# PCA plot Examples

In [1]:
import caplot
from bokeh.plotting import show
from bokeh.io import output_notebook
output_notebook()

## Dataset
The dataset used in this notebook is described in [data/SampleData.md](data/SampleData.md)

This dataset contains all the sample information (2504 rows and 68 cols). Columns are as follow
- s: sample id
- pheno-: phenotypic information including subpopulation, superpopulation, age, t2d, bmi and isFemale
- sample_qc-: quality-control metrics computed by hail.sample_qc
- Peinciple Component Analysis (PCA)
  - pcaSS1-scores_: The first 3 principle component vectors. Computed from 1% variants randomely selected
  - pcaSS2-scores_: The first 10 principle component vectors. Computed from 10% variants randomely selected
  - pcaMAF-scores_: The first 10 principle component vectors. Computed from common variants with minor allele frequency above 1%
  - pca-scores_: The first 20 principle component vectors.

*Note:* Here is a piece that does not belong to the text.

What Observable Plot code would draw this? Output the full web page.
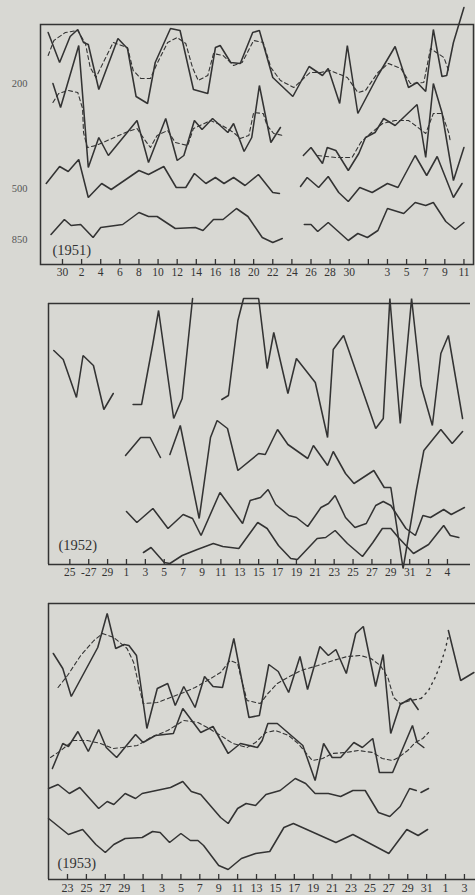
<!DOCTYPE html>
<html>
<head>
<meta charset="utf-8">
<script src="https://cdn.jsdelivr.net/npm/d3@7"></script>
<script src="https://cdn.jsdelivr.net/npm/@observablehq/plot@0.6"></script>
<style>
  html, body { margin: 0; padding: 0; background: #d8d8d3; }
  #page { position: relative; width: 475px; height: 895px; background: #d8d8d3; overflow: hidden; }
  #page svg { position: absolute; left: 0; }
</style>
</head>
<body>
<div id="page"></div>
<script>
// ---------- Panel 1 (1951): x = day index (1 = 30th of first month), y = relative height ----------
const p1Ticks  = [1,3,5,7,9,11,13,15,17,19,21,23,25,27,29,31,33,35,37,39,41,43];
const p1Labels = ["30","2","4","6","8","10","12","14","16","18","20","22","24","26","28","30","","3","5","7","9","11"];
const p1Levels = ["200","500","850"];
const p1LevelVals = [181, 76, 25];

const p1A = [[-0.5,232],[0.7,202],[1.8,228],[2.6,235],[3.2,222],[3.7,220],[4.8,175],[6.8,226],[7.8,216],[8.7,168],[9.9,161],[10.7,202],[12.3,236],[13.3,234],[14.7,175],[16.2,171],[17.0,217],[17.5,219],[18.6,202],[19.6,201],[20.9,232],[21.6,234],[23.0,187],[25.1,168],[26.8,198],[28.2,189],[28.8,196],[30.0,161],[30.8,219],[31.9,151],[34.0,189],[35.8,218],[37.2,177],[38.1,182],[39.0,173],[39.8,235],[40.7,188],[41.2,189],[41.9,222],[43.0,257]];
const p1Adash = [[-0.5,209],[0.1,224],[1.3,232],[2.6,234],[3.4,221],[3.9,197],[4.5,187],[6.3,222],[7.8,217],[8.4,194],[9.2,186],[10.2,186],[10.9,201],[12.0,222],[13.0,227],[13.9,221],[14.6,197],[15.2,184],[16.2,189],[16.8,211],[17.8,209],[18.9,199],[19.8,202],[21.0,224],[22.0,222],[22.8,197],[23.8,184],[25.2,177],[26.9,192],[28.0,192],[29.0,194],[30.8,187],[31.9,172],[32.7,174],[34.0,192],[35.1,201],[36.4,196],[37.4,181],[38.8,182],[39.5,216],[40.9,207],[41.4,194]];
const p1B1 = [[0.0,181],[0.8,157],[2.7,219],[3.7,97],[4.8,127],[5.8,109],[8.8,144],[10.0,102],[11.8,146],[13.0,104],[13.7,109],[14.8,144],[15.6,135],[16.7,146],[18.3,132],[18.9,141],[20.0,113],[20.8,127],[21.6,179],[22.8,122],[23.8,137]];
const p1B1dash = [[0.0,162],[0.6,171],[1.6,174],[2.6,172],[3.1,156],[3.2,132],[3.6,117],[4.5,119],[5.7,124],[7.6,132],[8.8,136],[9.5,126],[10.2,117],[10.9,129],[12.0,134],[12.8,122],[14.1,119],[14.7,136],[16.5,144],[17.7,139],[18.9,132],[19.6,126],[20.5,129],[21.0,152],[22.0,151],[22.4,139],[23.1,131],[24.1,129]];
const p1B2 = [[26.2,109],[27.0,117],[28.2,101],[28.7,117],[29.6,114],[30.9,94],[32.0,111],[32.7,127],[33.7,132],[34.6,146],[35.8,139],[38.1,160],[39.0,107],[39.8,181],[40.7,152],[41.9,84],[43.0,117]];
const p1B2dash = [[27.7,109],[29.6,107],[31.3,107],[32.2,122],[33.2,131],[34.5,141],[35.8,144],[37.2,144],[38.2,137],[39.0,131],[39.8,151],[40.7,151],[41.4,132],[41.6,122]];
const p1C1 = [[-0.7,81],[0.7,98],[1.6,93],[2.7,105],[3.7,67],[5.1,81],[6.1,75],[9.0,94],[10.0,90],[11.6,98],[12.9,77],[13.9,77],[14.8,91],[16.0,81],[17.0,87],[17.9,81],[18.9,87],[20.1,79],[21.5,90],[23.0,72],[23.7,71]];
const p1C2 = [[25.9,78],[26.6,87],[27.8,77],[28.8,88],[29.9,72],[30.9,63],[32.1,77],[33.4,72],[35.0,81],[36.1,77],[37.9,109],[39.1,89],[40.2,108],[41.9,67],[42.8,81]];
const p1D1 = [[-0.2,30],[1.2,45],[1.9,39],[2.9,40],[4.2,27],[5.0,37],[7.3,40],[9.0,52],[10.0,48],[10.9,48],[12.8,36],[14.9,37],[15.7,34],[16.8,45],[17.8,45],[19.2,56],[20.4,48],[21.9,27],[23.0,22],[24.0,26]];
const p1D2 = [[26.3,40],[27.0,40],[27.7,33],[28.8,42],[30.9,24],[31.9,31],[32.9,27],[34.0,34],[35.0,56],[36.7,51],[37.9,62],[39.0,59],[39.8,62],[41.1,43],[42.1,35],[43.0,42]];

// ---------- Panel 2 (1952): x = day index (0 = 1st of month) ----------
const p2Ticks  = [-6,-4,-2,0,2,4,6,8,10,12,14,16,18,20,22,24,26,28,30,32,34];
const p2Labels = ["25","-27","29","1","3","5","7","9","11","13","15","17","19","21","23","25","27","29","31","2","4"];

const p2E1 = [[-7.7,214],[-6.7,205],[-5.3,167],[-4.6,209],[-3.5,199],[-2.4,155],[-1.4,171]];
const p2E2 = [[0.7,160],[1.6,160],[2.8,221],[3.4,254],[5.0,146],[5.9,166],[7.0,266]];
const p2E3 = [[10.1,165],[10.8,169],[11.8,244],[12.4,266],[14.0,266],[14.9,196],[15.6,232],[17.1,171],[18.0,206],[20.0,182],[21.3,127],[21.9,215],[23.0,229],[26.4,136],[27.2,146],[27.9,266],[29.0,141],[30.2,266],[31.2,179],[32.4,139],[33.3,211],[34.1,229],[35.6,146]];
const p2F1 = [[-0.1,109],[1.5,127],[2.5,127],[3.6,107]];
const p2F2 = [[4.6,110],[5.7,139],[7.7,46],[8.9,127],[9.6,144],[10.7,136],[11.8,94],[14.0,111],[14.7,110],[16.0,135],[17.1,120],[19.2,106],[19.8,119],[21.3,99],[21.9,113],[23.2,91],[24.1,81],[26.2,94],[27.3,77],[28.0,77],[29.3,-4],[30.7,74],[31.5,114],[33.3,135],[34.5,121],[35.6,133]];
const p2G = [[0.0,53],[1.1,42],[2.8,56],[4.4,36],[6.0,50],[7.0,46],[7.9,29],[9.9,72],[12.3,41],[13.1,64],[14.2,67],[15.0,75],[15.8,60],[17.2,49],[18.0,47],[19.2,38],[20.6,57],[21.4,61],[22.1,69],[23.2,47],[24.2,37],[25.4,41],[26.4,59],[27.2,63],[28.0,59],[29.6,36],[30.6,29],[31.4,49],[32.2,47],[33.6,55],[34.4,50],[35.8,57]];
const p2H = [[1.8,12],[2.6,17],[4.0,2],[4.6,1],[5.9,9],[7.5,15],[9.2,21],[10.2,18],[11.9,16],[13.9,42],[14.9,36],[16.1,19],[17.4,6],[18.1,5],[20.2,26],[21.1,27],[22.1,34],[23.4,21],[25.0,8],[26.1,22],[27.1,36],[28.0,36],[28.8,27],[30.4,11],[32.0,20],[33.6,39],[34.3,29],[35.2,27]];

// ---------- Panel 3 (1953): x = day index (0 = 23rd of first month) ----------
const p3Ticks  = [0,2,4,6,8,10,12,14,16,18,20,22,24,26,28,30,32,34,36,38,40,42];
const p3Labels = ["23","25","27","29","1","3","5","7","9","11","13","15","17","19","21","23","25","27","29","31","1","3"];

const p3I = [[-1.5,226],[-0.5,211],[0.4,183],[3.2,232],[4.2,266],[5.1,231],[6.0,235],[6.5,234],[7.3,224],[8.4,151],[9.5,191],[10.6,196],[11.4,174],[12.3,193],[13.5,172],[14.5,203],[15.4,193],[16.4,192],[17.6,241],[19.2,162],[20.3,164],[21.3,215],[22.3,208],[23.4,187],[24.6,223],[25.4,190],[26.7,233],[27.6,224],[28.4,230],[29.5,206],[30.5,246],[31.3,253],[32.6,193],[33.4,225],[34.2,146],[35.2,175],[36.3,181],[37.1,170]];
const p3Idash = [[-1.0,192],[0.0,204],[1.4,224],[2.8,239],[3.7,246],[4.9,242],[6.3,231],[7.0,217],[7.5,196],[8.0,176],[9.5,177],[10.9,182],[12.3,187],[13.5,192],[14.8,199],[16.2,207],[17.2,219],[18.0,216],[18.3,204],[19.0,179],[20.4,176],[21.2,186],[22.2,196],[23.3,202],[24.7,209],[26.5,214],[28.1,219],[29.6,223],[31.0,224],[32.1,221],[33.1,214],[33.9,202],[34.5,182],[35.2,176],[36.3,179],[37.4,181]];
const p3Idot = [[37.4,181],[38.2,189],[38.9,202],[39.5,216],[40.0,231],[40.3,244]];
const p3I2 = [[40.3,249],[41.6,199],[43.0,207]];
const p3J = [[-1.6,111],[-0.5,136],[0.1,133],[1.1,148],[2.2,128],[3.3,150],[4.1,132],[5.2,122],[7.2,145],[8.0,137],[9.3,144],[11.2,146],[12.2,171],[14.1,147],[15.4,153],[17.0,126],[18.3,136],[20.1,132],[20.6,139],[21.2,156],[22.2,156],[24.9,134],[26.2,99],[27.1,136],[28.0,122],[28.9,122],[30.3,137],[31.2,132],[32.3,141],[33.0,107],[34.4,107],[36.5,154],[37.0,137],[37.7,132]];
const p3Jdash = [[-1.8,122],[-0.7,129],[0.6,139],[2.1,139],[3.5,136],[4.8,131],[5.8,132],[7.4,134],[8.8,142],[10.6,149],[12.3,159],[13.8,157],[14.8,152],[16.2,144],[17.5,136],[19.0,132],[19.9,137],[21.0,147],[22.0,149],[23.4,144],[24.4,136],[25.2,127],[25.9,119],[27.0,121],[28.0,126],[29.4,127],[30.8,129],[32.3,127],[33.3,121],[34.4,119],[35.0,122],[36.0,129],[36.8,137],[37.6,141],[38.2,147]];
const p3K1 = [[-2.0,91],[-1.0,95],[0.2,86],[1.3,92],[3.3,71],[4.2,78],[4.9,75],[6.1,86],[7.2,81],[7.9,86],[10.9,92],[12.2,98],[13.1,88],[14.1,85],[16.2,62],[17.0,56],[18.0,71],[18.9,76],[19.9,74],[21.0,85],[22.5,89],[24.1,101],[25.2,96],[26.2,86],[27.6,86],[28.9,83],[30.2,89],[31.5,89],[32.9,67],[34.1,63],[35.2,73],[36.2,91],[36.9,89]];
const p3K2 = [[37.4,87],[38.2,91]];
const p3L = [[-2.0,61],[0.1,45],[1.6,50],[3.0,35],[4.0,27],[4.9,35],[6.1,41],[7.9,42],[9.0,48],[9.8,47],[10.8,37],[12.0,46],[13.0,39],[13.8,39],[14.4,34],[16.0,14],[17.0,10],[18.4,21],[19.9,26],[21.4,28],[22.9,52],[23.9,56],[28.4,37],[30.2,45],[34.0,26],[35.9,50],[37.1,44],[38.1,50]];

// ---------- drawing ----------
const INK = "#333333";
const FONT = "'Liberation Serif', 'DejaVu Serif', serif";
const solid  = a => Plot.line(a, {x: d => d[0], y: d => d[1], stroke: INK, strokeWidth: 1.55, strokeLinejoin: "miter"});
const dashed = a => Plot.line(a, {x: d => d[0], y: d => d[1], stroke: INK, strokeWidth: 1.1, strokeDasharray: "4,3"});
const dotted = a => Plot.line(a, {x: d => d[0], y: d => d[1], stroke: INK, strokeWidth: 1.4, strokeDasharray: "1.5,4.5", strokeLinecap: "round"});
const tickMarks = t => Plot.ruleX(t, {x: d => d, y1: 0, y2: 5, stroke: INK, strokeWidth: 1.3});
const tickText = (t, labels, dy, size) => Plot.text(t, {x: d => d, y: 0, text: (d, i) => labels[i], dy, fontSize: size, fill: INK});
const baseStyle = {background: "transparent", overflow: "visible", fontFamily: FONT, color: INK};

const page = document.getElementById("page");
function place(svg, top) { svg.style.top = top + "px"; page.appendChild(svg); }

// Panel 1
const x1 = [-1.3, 44.0];
place(Plot.plot({
  width: 475, height: 300, marginTop: 24, marginBottom: 36, marginLeft: 40, marginRight: 2,
  x: {domain: x1, axis: null}, y: {domain: [0, 240], axis: null},
  style: baseStyle,
  marks: [
    Plot.frame({stroke: INK, strokeWidth: 1.5}),
    tickMarks(p1Ticks),
    tickText(p1Ticks, p1Labels, 8, 11.5),
    Plot.text(p1LevelVals, {x: x1[0], y: d => d, text: (d, i) => p1Levels[i], dx: -13, textAnchor: "end", fontSize: 10.5, fill: "#555"}),
    Plot.text(["(1951)"], {x: -0.05, y: 14, text: d => d, textAnchor: "start", fontSize: 14.5, fill: INK}),
    dashed(p1Adash), dashed(p1B1dash), dashed(p1B2dash),
    solid(p1A), solid(p1B1), solid(p1B2), solid(p1C1), solid(p1C2), solid(p1D1), solid(p1D2)
  ]
}), 0);

// Panel 2
const x2 = [-8.26, 36.44];
place(Plot.plot({
  width: 475, height: 300, marginTop: 13, marginBottom: 26, marginLeft: 48, marginRight: 5,
  x: {domain: x2, axis: null}, y: {domain: [0, 261], axis: null},
  style: baseStyle,
  marks: [
    Plot.ruleX([x2[0]], {stroke: INK, strokeWidth: 1.5}),
    Plot.ruleY([0], {stroke: INK, strokeWidth: 1.5}),
    Plot.ruleY([261], {stroke: INK, strokeWidth: 1.5}),
    tickMarks(p2Ticks),
    tickText(p2Ticks, p2Labels, 8, 11.5),
    Plot.text(["(1952)"], {x: -7.2, y: 19, text: d => d, textAnchor: "start", fontSize: 14.5, fill: INK}),
    solid(p2E1), solid(p2E2), solid(p2E3), solid(p2F1), solid(p2F2), solid(p2G), solid(p2H)
  ]
}), 290);

// Panel 3
const x3 = [-2.01, 43.17];
place(Plot.plot({
  width: 475, height: 305, marginTop: 13, marginBottom: 16, marginLeft: 48, marginRight: 0,
  x: {domain: x3, axis: null}, y: {domain: [0, 276], axis: null},
  style: baseStyle,
  marks: [
    Plot.ruleX([x3[0]], {stroke: INK, strokeWidth: 1.5}),
    Plot.ruleY([0], {stroke: INK, strokeWidth: 1.5}),
    Plot.ruleY([276], {stroke: INK, strokeWidth: 1.5}),
    tickMarks(p3Ticks),
    tickText(p3Ticks, p3Labels, 9, 12),
    Plot.text(["(1953)"], {x: -1.06, y: 16, text: d => d, textAnchor: "start", fontSize: 14.5, fill: INK}),
    dashed(p3Idash), dashed(p3Jdash), dotted(p3Idot),
    solid(p3I), solid(p3I2), solid(p3J), solid(p3K1), solid(p3K2), solid(p3L)
  ]
}), 590);
</script>
</body>
</html>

Computed from all variants

**1) All in one go**\
In this example, we create an instance of `caplot.PCA` and pass all the settings in one go.\
The plot filter samples with Type2Diabetes `pheno-t2d=1` and highlight the European population (`EUR` super-population)\
The sample id and age are set to be shown in the hover field.\
The plot is colored by the age of the samples

In [2]:
plot = caplot.PCA(
    source='data/samples.tsv.gz',
    filterQuery='SELECT * FROM data WHERE "pheno-t2d"=1',
    highlightQuery='SELECT * FROM data WHERE "pheno-superpopulation"="EUR"',
    hovers={'ID': 's', 'Age': 'pheno-age'},
    plots='["pcaMAF-scores_1", "pcaMAF-scores_2"]',
    coloringColumn='pheno-age',
    coloringPalette='Magma256',
    coloringStyle='Continuous')
plot.Show()

TypeError: __init__() got an unexpected keyword argument 'plots'

**2) Step by Step**\
Useing the following methods:
- `LoadData`
- `Filter`
- `Highligh`
- `Hover`
- `Configure`

In [2]:
plot = caplot.PCA()

plot.data = 'data/samples.tsv.gz'
plot.filter = 'SELECT * FROM data WHERE "pheno-t2d"=1' 
plot.highlight = 'SELECT * FROM data WHERE "pheno-superpopulation"="EUR"'
plot.hovers = {'ID': 's', 'Age': 'pheno-age'}
plot.subplots = ['pcaMAF-scores_1', 'pcaMAF-scores_2', 'pcaMAF-scores_3']
plot.coloringColumn = 'pheno-superpopulation'
plot.coloringStyle = 'Categorical'
plot.coloringPalette = 'Category10'
plot.numCols = 2

plot.Show()

In [5]:
plot.coloringColumn = 'pheno-age'
plot.coloringStyle = 'Continuous'
plot.coloringPalette = 'Magma256'
plot.Show()

**3) Change and re-plot**\
You can recall any of the the above metods to modify the plot\
Here we change the highlight to focus on African population (`AFR` super-population)

In [4]:
plot.Highlight('SELECT * FROM data WHERE "pheno-superpopulation"="AFR"')
plot.Show()

**4) Save the plot**\
The file format is infered from the file extension.\
See documentation for the supported formats.

In [5]:
plot.SaveAs('results/test3.html')

In [6]:
plot.Configure(
    plots='["pcaMAF-scores_1", "pcaMAF-scores_2", "pcaMAF-scores_3", "pcaMAF-scores_4"]',
    coloringColumn='pheno-age',
    coloringPalette='Magma256',
    coloringStyle='Continuous',
    numCols=2)
plot.Show()

**5) Try widgets**\
The plot response to the changes in the widgets

In [2]:
plot = caplot.PCA()

plot.data = 'data/samples.tsv.gz'
plot.filter = 'SELECT * FROM data WHERE "pheno-t2d"=1' 
plot.highlight = 'SELECT * FROM data WHERE "pheno-superpopulation"="EUR"'
plot.hovers = {'ID': 's', 'Age': 'pheno-age'}
plot.subplots = ['pcaMAF-scores_1', 'pcaMAF-scores_2', 'pcaMAF-scores_3']
plot.coloringColumn = 'pheno-superpopulation'
plot.coloringStyle = 'Categorical'
plot.coloringPalette = 'Category10'
plot.numCols = 2

plot.ShowWithForm()

VBox(children=(HBox(children=(Label(value='Filter'), Text(value='SELECT * FROM data WHERE "pheno-t2d"=1', plac…

Output()